*Supplied material*:
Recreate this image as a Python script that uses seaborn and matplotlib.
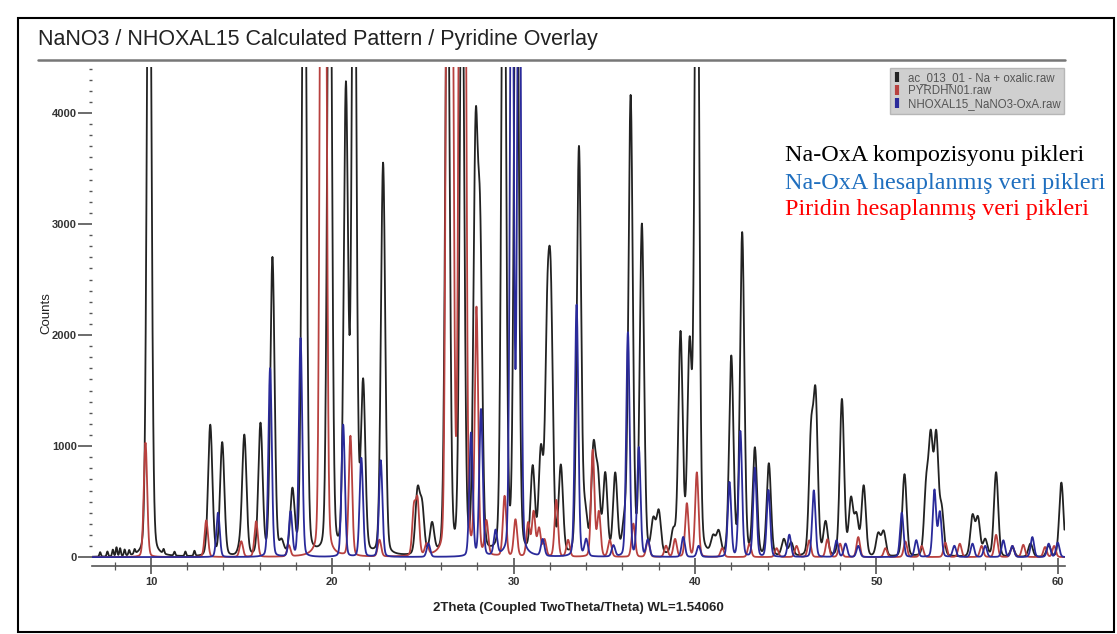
import numpy as np
import pandas as pd
import matplotlib
matplotlib.use("Agg")
import matplotlib.pyplot as plt
from matplotlib.lines import Line2D
from matplotlib.patches import Rectangle
from matplotlib.ticker import MultipleLocator
import seaborn as sns

# ---------------- data (peak lists) ----------------
black_pos = [7.2, 7.6, 7.9, 8.1, 8.3, 8.55, 8.8, 9.1, 9.9, 10.7, 11.3, 11.9, 12.4,
             13.27, 13.93, 14.9, 15.15, 16.04, 16.7, 17.2, 17.8, 18.45, 19.85, 20.75,
             21.2, 21.7, 22.8, 24.7, 24.95, 25.5, 26.35, 27.15, 27.9, 28.15, 29.45,
             30.15, 31.05, 31.5, 31.85, 32.05, 32.6, 33.6, 33.95, 34.4, 34.65, 35.05,
             35.6, 36.1, 36.45, 37.07, 37.7, 38.0, 38.8, 39.2, 39.7, 40.1, 41.0, 41.3,
             42.0, 42.6, 43.3, 44.07, 44.9, 45.3, 46.4, 46.65, 47.2, 48.1, 48.6, 48.9,
             49.3, 50.1, 50.4, 51.55, 52.75, 53.0, 53.3, 53.6, 55.3, 55.6, 56.0, 56.6,
             57.5, 58.5, 59.5, 60.2]
black_h = [40, 45, 60, 80, 70, 55, 45, 40, 7000, 40, 35, 40, 45,
           1180, 1020, 60, 1080, 1180, 2680, 110, 560, 7000, 7000, 4150,
           7000, 1500, 3530, 560, 420, 270, 6000, 6000, 3600, 2700, 7000,
           7000, 760, 900, 1850, 2100, 780, 3670, 350, 920, 650, 720,
           720, 250, 4120, 2960, 300, 380, 200, 1980, 1820, 7000, 150, 200,
           1780, 2900, 960, 830, 150, 120, 1050, 1380, 300, 1410, 500, 350,
           630, 200, 220, 740, 600, 1000, 1050, 400, 360, 340, 150, 760,
           80, 120, 100, 670]

red_pos = [9.7, 13.05, 14.98, 15.8, 17.6, 19.4, 19.6, 21.0, 22.6, 24.5, 24.7, 25.2,
           26.35, 26.6, 27.05, 27.3, 27.95, 28.5, 29.5, 30.1, 30.8, 31.1, 31.4, 31.7,
           32.35, 33.0, 34.36, 34.7, 35.3, 36.6, 37.4, 38.4, 38.9, 39.55, 40.1, 41.5,
           43.0, 44.5, 45.6, 46.3, 47.3, 48.0, 49.0, 50.5, 51.6, 52.5, 53.8, 54.6,
           55.8, 56.6, 57.5, 58.1, 59.3, 59.8]
red_h = [1030, 330, 140, 320, 100, 7000, 7000, 1080, 150, 420, 480, 100,
         7000, 6000, 7000, 6500, 2200, 300, 540, 330, 300, 400, 250, 150,
         510, 150, 960, 400, 150, 300, 150, 100, 160, 480, 760, 80,
         120, 80, 100, 150, 160, 120, 180, 80, 140, 100, 130, 120,
         100, 200, 100, 110, 90, 100]

blue_pos = [13.7, 16.57, 17.7, 18.25, 20.6, 21.6, 22.67, 25.3, 27.65, 28.2, 29.0,
            29.9, 30.3, 31.6, 33.47, 34.0, 35.5, 36.3, 36.9, 37.4, 39.35, 40.2, 41.9,
            42.5, 43.3, 44.05, 45.2, 46.55, 47.8, 48.3, 49.0, 51.4, 52.2, 53.2, 53.5,
            54.3, 55.3, 56.0, 57.0, 57.5, 58.6, 59.5, 60.0]
blue_h = [400, 1700, 400, 1970, 1190, 890, 870, 120, 1110, 1320, 220,
          7000, 7000, 150, 2270, 150, 100, 2020, 980, 150, 180, 100, 670,
          1130, 800, 600, 200, 600, 150, 120, 100, 400, 150, 600, 400,
          100, 120, 100, 150, 100, 180, 120, 130]

series_labels = ["ac_013_01 - Na + oxalic.raw", "PYRDHN01.raw", "NHOXAL15_NaNO3-OxA.raw"]
note_lines = ["Na-OxA kompozisyonu pikleri",
              "Na-OxA hesaplanmış veri pikleri",
              "Piridin hesaplanmış veri pikleri"]

# ---------------- build profiles from peak lists ----------------
tt = np.arange(6.75, 60.38, 0.01)

def profile(pos, h, fwhm, eta=0.15):
    y = np.zeros_like(tt)
    for p, a in zip(pos, h):
        w = fwhm * (0.35 if a < 90 and p < 13 else 1.0)
        g = np.exp(-4 * np.log(2) * ((tt - p) / w) ** 2)
        l = 1.0 / (1.0 + 4 * ((tt - p) / w) ** 2)
        y += a * (eta * l + (1 - eta) * g)
    return y

frames = []
for lab, pos, h, fw in [(series_labels[0], black_pos, black_h, 0.28),
                        (series_labels[1], red_pos, red_h, 0.22),
                        (series_labels[2], blue_pos, blue_h, 0.22)]:
    frames.append(pd.DataFrame({"2theta": tt, "counts": profile(pos, h, fw), "series": lab}))
df = pd.concat(frames, ignore_index=True)

colors = {series_labels[0]: "#222222", series_labels[1]: "#b8413f", series_labels[2]: "#2a2a9a"}

# ---------------- figure ----------------
sns.set_style("ticks")
plt.rcParams["font.family"] = ["Liberation Sans", "DejaVu Sans"]

fig = plt.figure(figsize=(11.17, 6.34), dpi=100)
ax = fig.add_axes([92 / 1117, 1 - 566 / 634, (1065 - 92) / 1117, (566 - 67) / 634])

sns.lineplot(data=df, x="2theta", y="counts", hue="series", palette=colors,
             hue_order=series_labels, linewidth=1.3, ax=ax, legend=False, sort=False,
             estimator=None)

ax.set_xlim(6.75, 60.4)
ax.set_ylim(-80, 4415)
for s in ["top", "right", "left"]:
    ax.spines[s].set_visible(False)
ax.spines["bottom"].set_color("#555555")
ax.spines["bottom"].set_linewidth(1.2)

ax.xaxis.set_major_locator(MultipleLocator(10))
ax.xaxis.set_minor_locator(MultipleLocator(2))
ax.yaxis.set_major_locator(MultipleLocator(1000))
ax.yaxis.set_minor_locator(MultipleLocator(100))
ax.tick_params(which="both", left=True, bottom=True, top=False, right=False)
ax.tick_params(axis="x", which="major", direction="inout", length=12, width=1.1,
               color="#444444", labelsize=8, pad=2)
ax.tick_params(axis="x", which="minor", direction="inout", length=6, width=0.9, color="#555555")
ax.tick_params(axis="y", which="major", direction="out", length=10, width=1.1,
               color="#444444", labelsize=8, pad=1)
ax.tick_params(axis="y", which="minor", direction="out", length=2.5, width=1.0, color="#555555")
for t in ax.get_xticklabels() + ax.get_yticklabels():
    t.set_fontweight("bold")
    t.set_color("#333333")

ax.set_xlabel("2Theta (Coupled TwoTheta/Theta) WL=1.54060", fontsize=9.5,
              fontweight="bold", color="#222222", labelpad=11)
ax.set_ylabel("Counts", fontsize=9.5, color="#222222")
ax.yaxis.set_label_coords(-0.041, (566 - 313) / 499)

# legend box
handles = [Line2D([0], [0], color=colors[l], lw=0, marker="|", markersize=7,
                  markeredgewidth=3) for l in series_labels]
leg = ax.legend(handles, series_labels, loc="upper right", bbox_to_anchor=(1.0, 1.0),
                fontsize=8.3, frameon=True, handlelength=0.6, handletextpad=0.6,
                labelspacing=0.12, borderpad=0.3, borderaxespad=0.1, fancybox=False)
leg.get_frame().set_facecolor("#c4c4c4")
leg.get_frame().set_edgecolor("#aaaaaa")
for t in leg.get_texts():
    t.set_color("#555555")

# annotation
ys = [155, 183, 210]
ncol = ["#000000", "#1f6fbf", "#ff0000"]
for txt, yy, c in zip(note_lines, ys, ncol):
    fig.text(785 / 1117, 1 - yy / 634, txt, fontsize=17.4, color=c,
             family=["Liberation Serif", "DejaVu Serif"], va="center", ha="left")

# title and rule
fig.text(38 / 1117, 1 - 40 / 634, "NaNO3 / NHOXAL15 Calculated Pattern / Pyridine Overlay",
         fontsize=15.5, color="#222222", va="center", ha="left")
fig.add_artist(Line2D([38 / 1117, 1065 / 1117], [1 - 60 / 634, 1 - 60 / 634],
                      color="#777777", lw=1.8, transform=fig.transFigure))
# frame
fig.add_artist(Rectangle((18 / 1117, 2 / 634), 1096 / 1117, 614 / 634, fill=False,
                         edgecolor="black", lw=1.5, transform=fig.transFigure))

fig.savefig("out.png", dpi=100)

*Required work*: Begin at the first line of the data above and repeat each line exactly, stopping after the line containing "import seaborn as sns". Omit the pictures.

*The completed task*:
Recreate this image as a Python script that uses seaborn and matplotlib.
import numpy as np
import pandas as pd
import matplotlib
matplotlib.use("Agg")
import matplotlib.pyplot as plt
from matplotlib.lines import Line2D
from matplotlib.patches import Rectangle
from matplotlib.ticker import MultipleLocator
import seaborn as sns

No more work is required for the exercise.